Structural basis of BMP signaling inhibition by Noggin, a novel twelve-membered cystine knot protein.

Abstract

The activity of bone morphogenetic proteins (BMPs) is regulated extracellularly by several families of secreted, negatively-acting factors. These BMP antagonists participate in the control of a diverse range of embryonic processes, such as establishment of the dorsal-ventral axis, neural induction, and formation of joints in the developing skeletal system. The ongoing process of neurogenesis in the adult brain also requires inhibition of BMP ligand activity. To date, the three-dimensional structures of these antagonists as well as the nature of their interaction with ligand have remained unknown.
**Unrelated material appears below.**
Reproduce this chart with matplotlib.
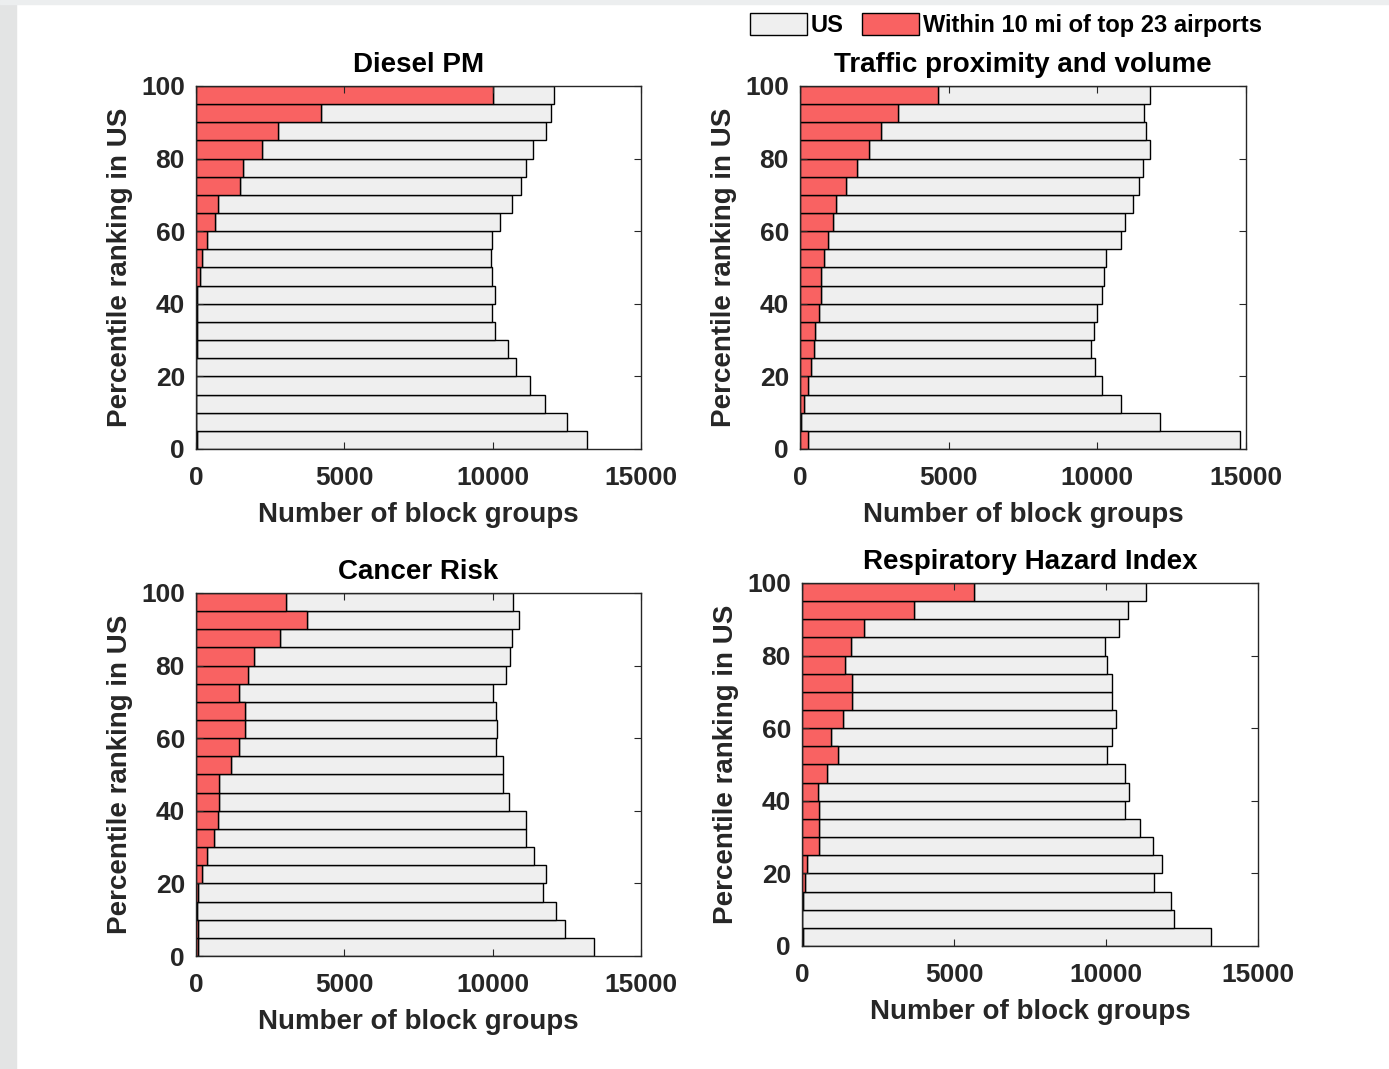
import numpy as np
import matplotlib.pyplot as plt
from matplotlib.patches import Rectangle

plt.rcParams['font.family'] = ['Liberation Sans', 'DejaVu Sans']
plt.rcParams['font.weight'] = 'bold'
plt.rcParams['axes.labelweight'] = 'bold'

# percentile bins 0-5 ... 95-100 (bottom to top)
bins = np.arange(0, 100, 5)

titles = ['Diesel PM', 'Traffic proximity and volume',
          'Cancer Risk', 'Respiratory Hazard Index']

# number of US block groups in each bin (values listed top bin first, reversed below)
us_diesel = [12075, 11975, 11800, 11360, 11125, 10940, 10650, 10260, 9975, 9940,
             9975, 10075, 9975, 10075, 10510, 10800, 11260, 11750, 12510, 13190][::-1]
us_traffic = [11780, 11580, 11640, 11780, 11530, 11390, 11210, 10930, 10780, 10280,
              10210, 10160, 9970, 9870, 9780, 9930, 10160, 10780, 12110, 14780][::-1]
us_cancer = [10690, 10890, 10640, 10600, 10460, 10025, 10110, 10160, 10110, 10360,
             10360, 10550, 11110, 11125, 11400, 11800, 11690, 12125, 12450, 13410][::-1]
us_resp = [11310, 10710, 10430, 9980, 10040, 10190, 10190, 10330, 10190, 10040,
           10610, 10750, 10610, 11110, 11530, 11850, 11570, 12130, 12230, 13440][::-1]

# block groups within 10 mi of the top 23 airports
near_diesel = [10025, 4210, 2750, 2210, 1600, 1500, 740, 650, 360, 210,
               125, 40, 40, 40, 30, 0, 0, 0, 0, 40][::-1]
near_traffic = [4650, 3280, 2710, 2320, 1900, 1560, 1220, 1120, 940, 800,
                710, 710, 650, 510, 460, 360, 275, 140, 20, 275][::-1]
near_cancer = [3040, 3750, 2840, 1940, 1740, 1460, 1650, 1650, 1460, 1175,
               790, 790, 740, 600, 360, 210, 75, 25, 75, 75][::-1]
near_resp = [5650, 3700, 2030, 1620, 1420, 1655, 1655, 1340, 970, 1200,
             830, 510, 560, 560, 560, 170, 85, 36, 0, 30][::-1]

us_all = [us_diesel, us_traffic, us_cancer, us_resp]
near_all = [near_diesel, near_traffic, near_cancer, near_resp]

gray = '#efefef'
red = '#f96262'
ink = '#262626'

fig = plt.figure(figsize=(13.89, 10.69), dpi=100)
# strip of the background photo on the left / top edge
fig.patches.append(Rectangle((0, 0), 16 / 1389, 1, transform=fig.transFigure,
                             color='#e3e4e4', zorder=-10))
fig.patches.append(Rectangle((0, 1 - 4 / 1069), 1, 4 / 1069, transform=fig.transFigure,
                             color='#eceeef', zorder=-10))

positions = [[0.1411, 0.5800, 0.3204, 0.3396],
             [0.5760, 0.5800, 0.3211, 0.3396],
             [0.1411, 0.1057, 0.3204, 0.3396],
             [0.5774, 0.1151, 0.3283, 0.3396]]

for i in range(4):
    ax = fig.add_axes(positions[i])
    us = np.array(us_all[i])
    near = np.array(near_all[i])
    h_us = ax.barh(bins + 2.5, us - near, left=near, height=5, color=gray,
                   edgecolor='black', linewidth=1.0, label='US')
    h_near = ax.barh(bins + 2.5, near, height=5, color=red,
                     edgecolor='black', linewidth=1.0,
                     label='Within 10 mi of top 23 airports')
    ax.set_xlim(0, 15000)
    ax.set_ylim(0, 100)
    ax.set_xticks([0, 5000, 10000, 15000])
    ax.set_yticks([0, 20, 40, 60, 80, 100])
    ax.tick_params(direction='in', top=True, right=True, length=5,
                   labelsize=19, colors=ink, pad=8)
    ax.tick_params(axis='x', pad=12)
    for s in ax.spines.values():
        s.set_color(ink)
        s.set_linewidth(1.0)
    ax.set_title(titles[i], fontsize=20, fontweight='bold', pad=10)
    ax.set_xlabel('Number of block groups', fontsize=20, color=ink, labelpad=9)
    ax.set_ylabel('Percentile ranking in US', fontsize=20, color=ink, labelpad=6)

fig.legend([h_us, h_near], ['US', 'Within 10 mi of top 23 airports'],
           loc='center', bbox_to_anchor=(1006 / 1389, 1 - 25 / 1069), ncol=2,
           frameon=False, fontsize=17, handlelength=2.4, handleheight=1.1,
           handletextpad=0.15, columnspacing=0.8, borderpad=0)

fig.savefig('out.png', dpi=100)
Toward that end, we have determined the crystal structure of the antagonist Noggin bound to BMP-7. The complex of the two homodimeric proteins was preformed, isolated by size exclusion chromatography, and crystallized at neutral pH. To probe the molecular interface of the complex and to quantitate the activity of a human mutant form, variant Noggin proteins were produced and their binding affinities were measured in vitro. The correlation between binding affinity and biological activity was examined with Noggin-soaked beads implanted in the developing chick limb bud. The structure of the complex reveals that Noggin inhibits BMP signaling by blocking the binding sites of both types of receptors (Type I and Type II), mimicking their modes of binding. The affinity of Noggin variants for BMP-7 correlated well with the inhibition of BMP-induced chondrogenesis in the chick limb bud, confirming that Noggin acts by sequestering the ligand in an inactive state. Interestingly, the scaffold of Noggin was found to contain a cystine knot topology and protein fold similar to that of BMPs, indicating that ligand and antagonist may have evolved from a common ancestral gene.